You see, there’s very few people opinions I actually care about. In fact it comes down to, my girls, my parents, definitely my sister, and actually, that’s about it.

So whether my life looks chaotic from the outside, I’m really no longer fussed by that.

My Mum said to me the other day that the tension has left my house, that the atmosphere is just so much better these days.

Within my house all three of my children are loved unconditionally. They all have very different needs and expectations and they need parented differently. They get that.

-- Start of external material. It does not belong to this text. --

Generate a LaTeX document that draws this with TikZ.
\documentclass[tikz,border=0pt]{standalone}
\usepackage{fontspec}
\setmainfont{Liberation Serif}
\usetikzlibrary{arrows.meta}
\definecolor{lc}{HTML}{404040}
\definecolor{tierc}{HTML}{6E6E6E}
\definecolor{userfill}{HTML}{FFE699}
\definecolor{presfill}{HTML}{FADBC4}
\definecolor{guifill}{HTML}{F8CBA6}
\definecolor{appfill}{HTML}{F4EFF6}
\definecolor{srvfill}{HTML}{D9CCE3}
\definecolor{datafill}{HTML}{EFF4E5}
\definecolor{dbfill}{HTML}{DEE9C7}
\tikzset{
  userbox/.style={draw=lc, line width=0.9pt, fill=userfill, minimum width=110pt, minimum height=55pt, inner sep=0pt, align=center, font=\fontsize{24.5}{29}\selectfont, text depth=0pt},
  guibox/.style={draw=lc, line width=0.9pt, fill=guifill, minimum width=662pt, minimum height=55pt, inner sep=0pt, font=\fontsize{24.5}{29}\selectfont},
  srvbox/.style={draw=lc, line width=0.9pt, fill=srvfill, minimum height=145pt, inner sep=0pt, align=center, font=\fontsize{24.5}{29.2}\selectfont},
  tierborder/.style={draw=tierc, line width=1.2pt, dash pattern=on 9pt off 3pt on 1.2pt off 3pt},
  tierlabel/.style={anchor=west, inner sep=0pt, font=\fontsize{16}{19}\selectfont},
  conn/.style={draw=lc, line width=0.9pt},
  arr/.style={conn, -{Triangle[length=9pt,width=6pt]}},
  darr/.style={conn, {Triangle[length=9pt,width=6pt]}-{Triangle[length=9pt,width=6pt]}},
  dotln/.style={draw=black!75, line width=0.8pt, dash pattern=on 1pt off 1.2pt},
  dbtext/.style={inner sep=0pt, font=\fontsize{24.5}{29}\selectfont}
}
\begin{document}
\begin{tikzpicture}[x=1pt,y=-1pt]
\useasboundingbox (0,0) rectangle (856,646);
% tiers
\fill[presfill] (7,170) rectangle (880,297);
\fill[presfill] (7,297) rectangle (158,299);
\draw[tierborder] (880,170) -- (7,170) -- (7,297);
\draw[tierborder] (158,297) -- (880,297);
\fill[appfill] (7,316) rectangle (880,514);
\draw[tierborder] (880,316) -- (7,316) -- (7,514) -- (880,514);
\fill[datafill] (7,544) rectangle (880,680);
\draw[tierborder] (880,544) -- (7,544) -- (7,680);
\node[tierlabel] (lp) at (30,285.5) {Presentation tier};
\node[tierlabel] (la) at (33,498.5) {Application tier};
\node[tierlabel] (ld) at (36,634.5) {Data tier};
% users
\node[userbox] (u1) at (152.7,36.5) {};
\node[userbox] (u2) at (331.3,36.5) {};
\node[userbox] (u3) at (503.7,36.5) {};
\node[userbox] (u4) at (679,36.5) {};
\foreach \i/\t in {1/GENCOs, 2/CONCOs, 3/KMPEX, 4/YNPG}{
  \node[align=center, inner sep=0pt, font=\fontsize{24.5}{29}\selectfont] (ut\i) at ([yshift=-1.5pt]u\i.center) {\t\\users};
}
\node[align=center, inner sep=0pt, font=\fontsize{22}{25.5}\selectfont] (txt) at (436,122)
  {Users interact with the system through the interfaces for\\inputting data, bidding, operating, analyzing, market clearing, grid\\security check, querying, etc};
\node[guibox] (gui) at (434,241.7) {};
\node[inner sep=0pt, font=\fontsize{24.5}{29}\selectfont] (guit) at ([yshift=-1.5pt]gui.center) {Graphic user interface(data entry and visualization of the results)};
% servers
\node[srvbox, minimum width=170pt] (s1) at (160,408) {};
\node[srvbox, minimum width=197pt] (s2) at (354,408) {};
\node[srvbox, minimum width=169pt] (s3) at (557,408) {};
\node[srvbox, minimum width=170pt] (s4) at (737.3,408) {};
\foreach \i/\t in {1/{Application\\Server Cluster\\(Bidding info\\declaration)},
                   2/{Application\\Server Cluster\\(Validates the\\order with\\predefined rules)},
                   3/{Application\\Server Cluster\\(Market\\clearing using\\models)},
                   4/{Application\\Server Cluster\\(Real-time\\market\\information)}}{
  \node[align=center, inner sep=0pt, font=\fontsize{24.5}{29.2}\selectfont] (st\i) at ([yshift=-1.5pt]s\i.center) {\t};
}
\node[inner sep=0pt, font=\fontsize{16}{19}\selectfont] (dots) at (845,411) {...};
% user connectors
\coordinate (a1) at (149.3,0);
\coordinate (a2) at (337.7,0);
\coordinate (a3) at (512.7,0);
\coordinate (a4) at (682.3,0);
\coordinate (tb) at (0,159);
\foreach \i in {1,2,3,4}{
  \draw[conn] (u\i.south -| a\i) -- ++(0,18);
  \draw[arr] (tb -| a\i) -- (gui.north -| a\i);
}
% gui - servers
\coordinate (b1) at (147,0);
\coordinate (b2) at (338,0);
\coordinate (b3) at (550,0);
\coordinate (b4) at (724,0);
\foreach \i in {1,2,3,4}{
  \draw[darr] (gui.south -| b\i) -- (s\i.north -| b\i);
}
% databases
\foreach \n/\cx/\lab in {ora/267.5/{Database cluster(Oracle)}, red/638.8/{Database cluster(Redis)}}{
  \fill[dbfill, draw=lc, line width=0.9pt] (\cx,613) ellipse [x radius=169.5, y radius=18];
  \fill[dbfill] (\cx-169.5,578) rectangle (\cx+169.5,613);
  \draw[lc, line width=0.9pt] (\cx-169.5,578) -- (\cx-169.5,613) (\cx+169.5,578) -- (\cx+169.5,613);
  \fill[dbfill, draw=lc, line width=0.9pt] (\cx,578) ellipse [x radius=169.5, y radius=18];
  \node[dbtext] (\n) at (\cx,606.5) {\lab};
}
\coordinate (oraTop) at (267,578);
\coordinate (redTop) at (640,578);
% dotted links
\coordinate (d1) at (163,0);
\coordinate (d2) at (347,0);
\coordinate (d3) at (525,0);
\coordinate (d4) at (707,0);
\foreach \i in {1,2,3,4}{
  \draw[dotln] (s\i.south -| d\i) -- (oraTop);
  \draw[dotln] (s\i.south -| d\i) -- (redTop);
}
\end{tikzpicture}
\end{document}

I work really hard, in a job that allows me a platform to support and impact on young people emotionally every day. I feel very strongly about young people being emotionally damaged and that also applies to my own kids. We may not have a conventional set up but you can bet the parenting they’re getting puts their needs first every minute of the day.

What I always find weird is when people think they can comment on that? Or on anyone else’s situation for that matter. And as a side note this has caused irrational rage in me this week when I’ve read all the vitriol and hate aimed at Meghan Markle in the press.

How someone chooses to live or the situations that brought them to where they are today are actually none of anyone else’s business.

The problem, that we all have, is that we let inconsequential people make us feel judged about how we choose to live.

Why…?

I’m not ashamed of my life or anything that’s ever happened to me. Not any more. And I was never ashamed of my life, just worried about what people might think. And all the brings is wasted energy.

Wake up every day, love your kids, live your life, and pay no heed to the people that don’t actually matter.

As long as my Mum thinks I’m doing a good job then that’s all that really matters to me. And as long as my girls grow up knowing that at any point they can make a decision to change their life then I’ll know I’ve done a good job.

Because they are my entire world. Nothing else matters.